Prompt: Produce an exact copy of all the data below, dropping every image.

======

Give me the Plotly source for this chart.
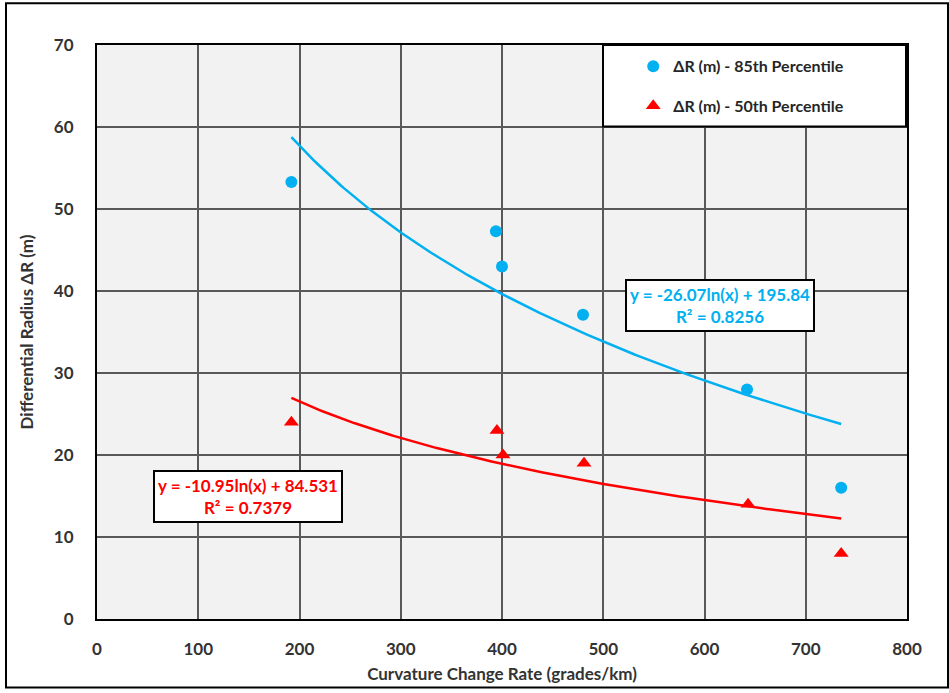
import numpy as np
import plotly.graph_objects as go

# Data
x_85 = [192, 394, 400, 480, 642, 735]
y_85 = [53.3, 47.3, 43.0, 37.1, 28.0, 16.0]
x_50 = [192, 395, 401, 481, 643, 735]
y_50 = [24.0, 23.0, 20.0, 19.0, 14.0, 8.0]

# Logarithmic trendline coefficients (as printed on the chart)
coef_85 = (-26.07, 195.84)
coef_50 = (-10.95, 84.531)
r2_85 = 0.8256
r2_50 = 0.7379

x_ticks = [0, 100, 200, 300, 400, 500, 600, 700, 800]
y_ticks = [0, 10, 20, 30, 40, 50, 60, 70]

BLUE = "#00B0F0"
RED = "#FF0000"
FONT = "Lato"

xs_85 = np.linspace(min(x_85), max(x_85), 200)
xs_50 = np.linspace(min(x_50), max(x_50), 200)

fig = go.Figure()
fig.add_trace(go.Scatter(x=xs_85, y=coef_85[0] * np.log(xs_85) + coef_85[1],
                         mode="lines", line=dict(color=BLUE, width=2.5),
                         showlegend=False, hoverinfo="skip"))
fig.add_trace(go.Scatter(x=xs_50, y=coef_50[0] * np.log(xs_50) + coef_50[1],
                         mode="lines", line=dict(color=RED, width=2.5),
                         showlegend=False, hoverinfo="skip"))
fig.add_trace(go.Scatter(x=x_85, y=y_85, mode="markers", name="ΔR (m) - 85th Percentile",
                         marker=dict(color=BLUE, size=12, symbol="circle"), legend="legend"))
fig.add_trace(go.Scatter(x=x_50, y=y_50, mode="markers", name="ΔR (m) - 50th Percentile",
                         marker=dict(color=RED, size=13, symbol="triangle-up"), legend="legend2"))

axis_font = dict(family=FONT, size=17, color="#333333", weight="bold")
box_font = dict(family=FONT, size=17, weight="bold")

fig.update_layout(
    width=949, height=693,
    margin=dict(l=97, r=42, t=45, b=70),
    paper_bgcolor="white",
    plot_bgcolor="#F2F2F2",
    font=dict(family=FONT, size=16, color="#262626"),
    xaxis=dict(range=[0, 800], tickvals=x_ticks, showgrid=True, gridcolor="#595959", gridwidth=2,
               showline=True, linecolor="black", linewidth=2, mirror=True, zeroline=False,
               tickfont=axis_font, ticks="outside", ticklen=14, tickcolor="rgba(0,0,0,0)",
               title=dict(text="Curvature Change Rate (grades/km)", font=axis_font, standoff=10)),
    yaxis=dict(range=[0, 70], tickvals=y_ticks, showgrid=True, gridcolor="#595959", gridwidth=2,
               showline=True, linecolor="black", linewidth=2, mirror=True, zeroline=False,
               tickfont=axis_font, ticks="outside", ticklen=18, tickcolor="rgba(0,0,0,0)",
               title=dict(text="Differential Radius ΔR (m)", font=axis_font, standoff=16)),
    legend=dict(x=0.662, y=0.963, xanchor="left", yanchor="middle", bgcolor="rgba(0,0,0,0)",
                font=dict(family=FONT, size=16, color="#262626", weight="bold"), itemwidth=30),
    legend2=dict(x=0.662, y=0.894, xanchor="left", yanchor="middle", bgcolor="rgba(0,0,0,0)",
                 font=dict(family=FONT, size=16, color="#262626", weight="bold"), itemwidth=30),
    shapes=[
        dict(type="rect", xref="paper", yref="paper", x0=(603 - 97) / 810, x1=(906 - 97) / 810,
             y0=(622 - 127) / 577, y1=1, fillcolor="white", line=dict(color="black", width=2),
             layer="above"),
        dict(type="rect", xref="paper", yref="paper", x0=-91 / 810, x1=851 / 810,
             y0=-69 / 578, y1=42 / 578 + 1, line=dict(color="black", width=2)),
    ],
    annotations=[
        dict(x=615, y=38.2, xref="x", yref="y",
             text=f"y = {coef_85[0]}ln(x) + {coef_85[1]}<br>R² = {r2_85}",
             showarrow=False, font=dict(box_font, color=BLUE),
             bgcolor="white", bordercolor="black", borderwidth=2, borderpad=3, align="center"),
        dict(x=149, y=15.0, xref="x", yref="y",
             text=f"y = {coef_50[0]}ln(x) + {coef_50[1]}<br>R² = {r2_50}",
             showarrow=False, font=dict(box_font, color=RED),
             bgcolor="white", bordercolor="black", borderwidth=2, borderpad=3, align="center"),
    ],
)

fig.write_html("out.html", config={"displayModeBar": False},
               post_script="document.body.style.margin='0';document.body.style.padding='0';")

======

Task response:
Give me the Plotly source for this chart.
import numpy as np
import plotly.graph_objects as go

# Data
x_85 = [192, 394, 400, 480, 642, 735]
y_85 = [53.3, 47.3, 43.0, 37.1, 28.0, 16.0]
x_50 = [192, 395, 401, 481, 643, 735]
y_50 = [24.0, 23.0, 20.0, 19.0, 14.0, 8.0]

# Logarithmic trendline coefficients (as printed on the chart)
coef_85 = (-26.07, 195.84)
coef_50 = (-10.95, 84.531)
r2_85 = 0.8256
r2_50 = 0.7379

x_ticks = [0, 100, 200, 300, 400, 500, 600, 700, 800]
y_ticks = [0, 10, 20, 30, 40, 50, 60, 70]

BLUE = "#00B0F0"
RED = "#FF0000"
FONT = "Lato"

xs_85 = np.linspace(min(x_85), max(x_85), 200)
xs_50 = np.linspace(min(x_50), max(x_50), 200)

fig = go.Figure()
fig.add_trace(go.Scatter(x=xs_85, y=coef_85[0] * np.log(xs_85) + coef_85[1],
                         mode="lines", line=dict(color=BLUE, width=2.5),
                         showlegend=False, hoverinfo="skip"))
fig.add_trace(go.Scatter(x=xs_50, y=coef_50[0] * np.log(xs_50) + coef_50[1],
                         mode="lines", line=dict(color=RED, width=2.5),
                         showlegend=False, hoverinfo="skip"))
fig.add_trace(go.Scatter(x=x_85, y=y_85, mode="markers", name="ΔR (m) - 85th Percentile",
                         marker=dict(color=BLUE, size=12, symbol="circle"), legend="legend"))
fig.add_trace(go.Scatter(x=x_50, y=y_50, mode="markers", name="ΔR (m) - 50th Percentile",
                         marker=dict(color=RED, size=13, symbol="triangle-up"), legend="legend2"))

axis_font = dict(family=FONT, size=17, color="#333333", weight="bold")
box_font = dict(family=FONT, size=17, weight="bold")

fig.update_layout(
    width=949, height=693,
    margin=dict(l=97, r=42, t=45, b=70),
    paper_bgcolor="white",
    plot_bgcolor="#F2F2F2",
    font=dict(family=FONT, size=16, color="#262626"),
    xaxis=dict(range=[0, 800], tickvals=x_ticks, showgrid=True, gridcolor="#595959", gridwidth=2,
               showline=True, linecolor="black", linewidth=2, mirror=True, zeroline=False,
               tickfont=axis_font, ticks="outside", ticklen=14, tickcolor="rgba(0,0,0,0)",
               title=dict(text="Curvature Change Rate (grades/km)", font=axis_font, standoff=10)),
    yaxis=dict(range=[0, 70], tickvals=y_ticks, showgrid=True, gridcolor="#595959", gridwidth=2,
               showline=True, linecolor="black", linewidth=2, mirror=True, zeroline=False,
               tickfont=axis_font, ticks="outside", ticklen=18, tickcolor="rgba(0,0,0,0)",
               title=dict(text="Differential Radius ΔR (m)", font=axis_font, standoff=16)),
    legend=dict(x=0.662, y=0.963, xanchor="left", yanchor="middle", bgcolor="rgba(0,0,0,0)",
                font=dict(family=FONT, size=16, color="#262626", weight="bold"), itemwidth=30),
    legend2=dict(x=0.662, y=0.894, xanchor="left", yanchor="middle", bgcolor="rgba(0,0,0,0)",
                 font=dict(family=FONT, size=16, color="#262626", weight="bold"), itemwidth=30),
    shapes=[
        dict(type="rect", xref="paper", yref="paper", x0=(603 - 97) / 810, x1=(906 - 97) / 810,
             y0=(622 - 127) / 577, y1=1, fillcolor="white", line=dict(color="black", width=2),
             layer="above"),
        dict(type="rect", xref="paper", yref="paper", x0=-91 / 810, x1=851 / 810,
             y0=-69 / 578, y1=42 / 578 + 1, line=dict(color="black", width=2)),
    ],
    annotations=[
        dict(x=615, y=38.2, xref="x", yref="y",
             text=f"y = {coef_85[0]}ln(x) + {coef_85[1]}<br>R² = {r2_85}",
             showarrow=False, font=dict(box_font, color=BLUE),
             bgcolor="white", bordercolor="black", borderwidth=2, borderpad=3, align="center"),
        dict(x=149, y=15.0, xref="x", yref="y",
             text=f"y = {coef_50[0]}ln(x) + {coef_50[1]}<br>R² = {r2_50}",
             showarrow=False, font=dict(box_font, color=RED),
             bgcolor="white", bordercolor="black", borderwidth=2, borderpad=3, align="center"),
    ],
)

fig.write_html("out.html", config={"displayModeBar": False},
               post_script="document.body.style.margin='0';document.body.style.padding='0';")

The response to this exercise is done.